Estimation, modeling, and prediction of land subsidence using Sentinel-1 time series in Tehran-Shahriar plain: A machine learning-based investigation

Abstract

Land subsidence (LS) is a major geologic hazard threatening most areas in Iran due to excessive groundwater extractions. The main objective of this study was to estimate LS applying PS-InSAR technique and then model and predict it through machine learning methods. Sentinel-1 time series images were used to retrieve LS from 2014 to 2019. Random forest regression (RFR) and artificial neural networks (ANN) were implemented to model LS of 2014–2017 using some conditioning factors including groundwater level decline, aquifer media, precipitation rate, slope, landuse type, depth to water table, distance from exploiting wells, distance from rivers and distance from faults as independent variables. The best calibrated method was used to predict LS over 2018–2019. In addition, all k-combinations (k=1: n, n is the number of factors) of conditioning factors were evaluated to identify the best combination resulting in the best output. The procedure was examined in the Southwest of Tehran and Shahriar plain, Iran. The maximum cumulative displacement values were 561.78 and 638.5 mm for Tehran and Shahriar, respectively.
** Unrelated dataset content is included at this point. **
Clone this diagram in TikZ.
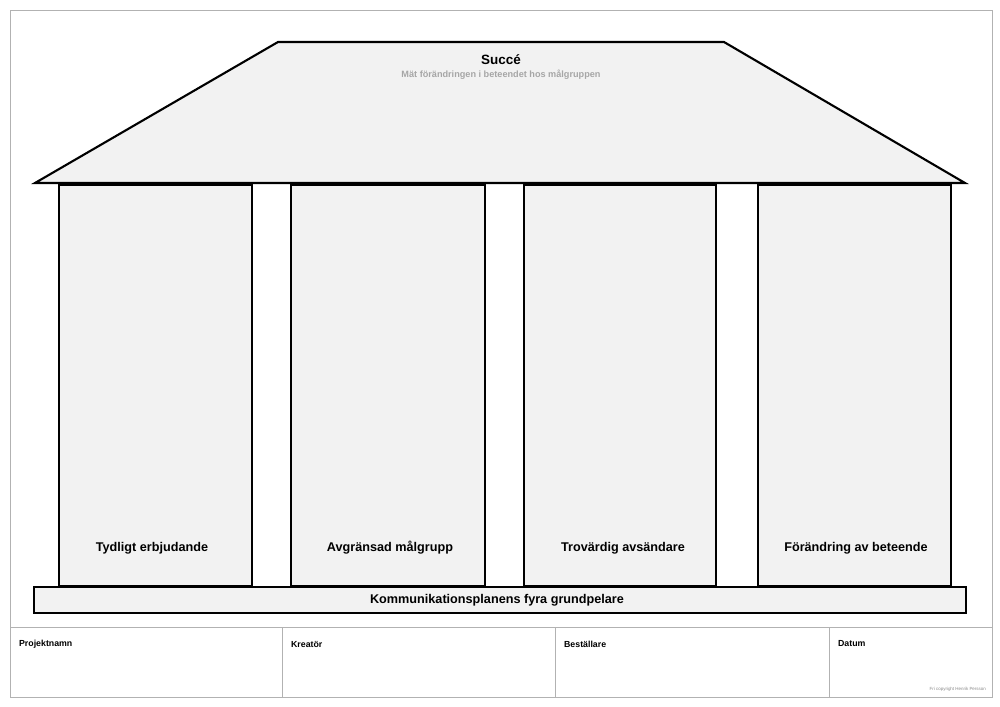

The accuracy assessment showed the RMSE value of 9.97 mm for LS retrieval. The experimental results of LS modeling indicated that RFR outperformed ANN, representing more robust and reliable results with the RMSE value of 1.35 mm for the both study areas. The investigation of the possible factor combinations showed that using the 4-factor combination consisting of precipitation, ground water table change and depth to water table along with distance from faults for S1 and the thickness of fine-grained soil layers (clay and silt) for S2 have presented promising results in modeling and predicting LS. Using all the conditioning factors, LS was predicted with RMSE value of 2.53 mm and 2.09 mm for S1 and S2, respectively. Using the 4-factor combination, however, the prediction RMSE increased by 0.13 mm and 0.04 mm for S1 and S2, respectively. This 5-percent difference can be ignored against decreasing the total cost of applying all factors. This study demonstrates the usability of processing Sentinel-1 data for LS retrieval and applying RFR for LS prediction.